Donnerstag, 16.05.2019 / 22:45 Uhr

Europäische Phrasen, syrische Realitäten

Von
Thomas von der Osten-Sacken

Kleine Übersetzungshilfe für die Bewohnerinnen und Bewohner der Provinz Idlib in Syrien, die gerade versuchen, irgendwohin vor Fassbomben, mordenden Milizionären und Angriffen der russischen und syrischen Luftwaffe zu fliehen:

„Angesichts des weiter eskalierenden Syrienkriegs sind die Regierungen Deutschlands, Frankreichs und Großbritanniens ‚zutiefst besorgt‘. In den vergangenen Tagen habe ‚die Zivilbevölkerung in der Region unter schwerem Beschuss durch das syrische Regime und Russland gestanden‘. (…) Deutschland, Frankreich und Großbritannien erklärten weiter: ‚In den vergangenen Wochen sind der Gewalt über 120 Zivilisten zum Opfer gefallen. Luftangriffe auf dicht bevölkerte Gebiete, wahllose Bombenangriffe, der Einsatz von Fassbomben und gezielte Angriffe auf die zivile und humanitäre Infrastruktur, insbesondere auf Schulen und Gesundheitseinrichtungen, stellen eklatante Verletzungen des humanitären Völkerrechts dar.‘ Besonders beunruhigend sei, dass zumindest einige dieser Angriffe erfolgten, obwohl die Koordinaten weitergegeben worden waren, um die Sicherheit dieser Standorte zu gewährleisten.“

Im Klartext heißt das:

Liebe Syrerinnen und Syrer,

wir, die einst vollmundig die „Freunde Syriens“ gegründet haben, wollten Euch nur mitteilen, dass ihr aus Europa, wie schon seit Jahren, keine Unterstützung zu erwarten braucht.  Es wird einmal mehr blutig werden und wir hoffen, die Bilder werden nicht zu furchtbar. Ihr habt einfach 2011 einen Fehler gemacht, gegen Assad auf die Straße zu gehen und zu glauben, irgend eine ominöse Weltgemeinschaft würde Euch ernsthaft unterstützen.
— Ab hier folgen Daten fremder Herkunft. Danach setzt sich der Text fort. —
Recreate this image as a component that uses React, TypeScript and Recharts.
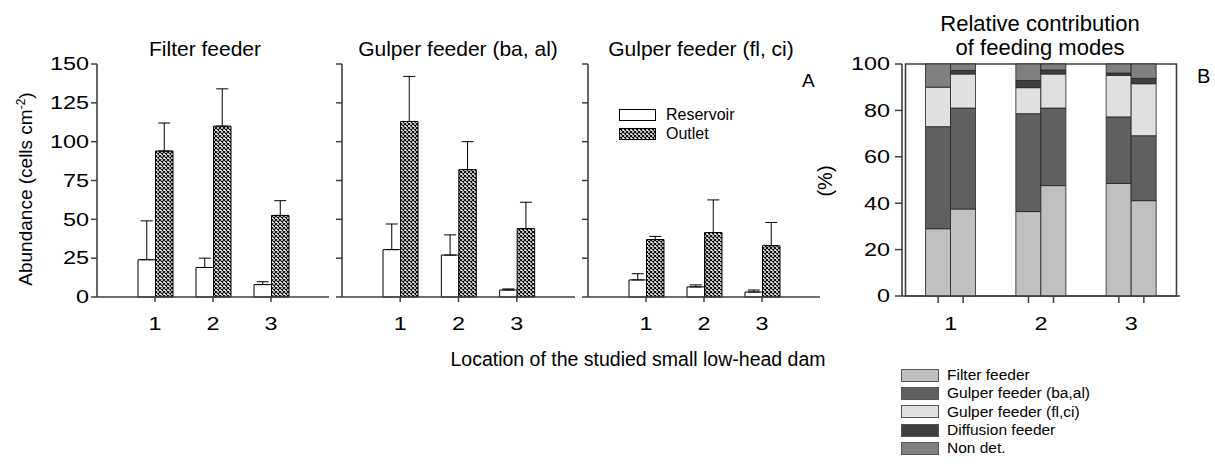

Wir zumindest hatten nie vor, uns mit dem Iran oder gar Russland anzulegen.

Dafür haben wir der Türkei einen Grenzzaun finanziert, damit Ihr nicht mehr fliehen könnt, denn Flüchtlinge aus Syrien stellen für uns Europäer ein Problem dar. Der Zaun ist jetzt fertig, Ihr müsst also in Syrien bleiben. Sicher, das ist nicht schön, aber so ist die Welt nun einmal. Findet Euch damit ab.

Sicher, in Syrien wurden Hunderttausende umgebracht, zu Tode gefoltert oder verschwanden einfach. Das alles wissen wir, ist ja minutiös dokumentiert. Aber mit solchen Realitäten muss man sich abfinden und sobald es dann in Idlib vorbei sein wird, werden wir in Gesprächen mit Damaskus auch ganz sicher die schlechte Lage der Menschenrechte thematisieren. Das sind wir schließlich der europäischen Wertegemeinschaft schuldig.

Und von nun an wissen anderswo Demonstranten gegen Regime, mit denen wir lieber Dialoge führen, immerhin, dass sie sich besser auf irgendwelche Aussagen von uns nicht verlassen sollten. Das müssen wir so sagen, auch wenn es nie so gemeint war.

Aber glaubt uns, schön finden wir das alles auch nicht und unser Mitgefühl habt Ihr.